The advancement in information technology related to optical fiber communications including the development of the internet and other information-sharing platforms can be undoubtedly regarded as one of the most transformative inventions in this era considering its magnificent contributions across all the fields. However, with the rapid increase in the data content and the number of internet users, network traffic has increased drastically. Since this trend is expected to continue, the development of alternative methods for overcoming the network capacity limit is highly desirable for future network capacity demands.
Previously, space-division multiplexing has been used to overcome the capacity limit of the current optical transmission systems. Interestingly, they can be used in combination with the current multiplexing techniques and can enhance the transmission capacity based on the propagation modes in the fiber. Consequently, the mode of a single-mode fiber can be converted to a propagation mode of few-mode fibers to realize mode-division multiplexing, whose performance depends on the accuracy and efficiency. Despite the availability of several methods for mode conversion, they have not achieved the desired accuracy and efficiency due to numerous limitations. As such, the development of alternative conversion methods is highly desirable.
Recently, Hokkaido University-based researchers: Tomohiro Maeda (PhD candidate), Professor Atsushi Okamoto, Professor Kazuhisa Ogawa, and Professor Akihisa Tomita developed a new wavefront superposition method for efficient and accurate mode conversion in mode-division multiplexing transmission. This method converted the input beam into the wavefront state comprising of conversion target and radiation modes of the few-mode fiber. Their work is currently published in the research journal, Applied Optics.
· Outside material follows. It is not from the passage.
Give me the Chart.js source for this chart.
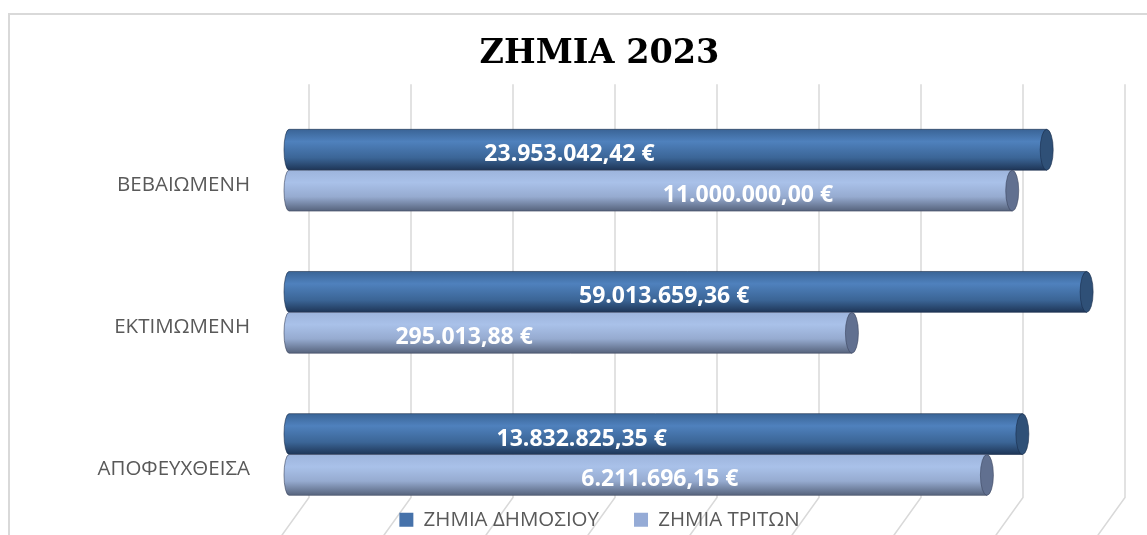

Unlike in conventional methods, where the output beam consists of only one conversion target, the output in this method could accommodate higher proportions of the target component. This was attributed to the ability to appropriately determine the weighting for the modes for more efficient conversion. Furthermore, no modal crosstalk was observed in the wavefront superposition method because all the radiation mode components in the output were eliminated by the mode-filtering property of the few-mode fibers.
To validate the feasibility of the proposed method, numerical simulations were used to compare its performance to that of the conventional method under optimal conditions taking into account the effect of the input beam diameter. Specifically, the applicability of the method was evaluated by performing mode conversions for few-mode fibers in large-scale mode-division multiplexing transmission systems supporting 3, 6, 10 and 15 propagation modes. The proposed method recorded the most accurate and relatively efficient mode conversion. For instance, higher efficiency of 2.4dB was reported even at an extremely low modal crosswalk. This higher performance is assumed to be due to the intensity distribution after modulation. Also, it required less attenuation even for the larger intensity of the input beam.
It was noteworthy that the output distribution was derived starting from the output of the phase modulation. Based on the findings, the wavefront superposition method is a promising solution for accurate and efficient mode conversation. In a statement to, Advances in Engineering, the authors hope their study will pave the way for exploring better distribution using optimization methods.
Maeda, T., Okamoto, A., Ogawa, K., & Tomita, A. (2019). Wavefront superposition method for accurate and efficient mode conversion. Applied Optics, 58(25), 6899.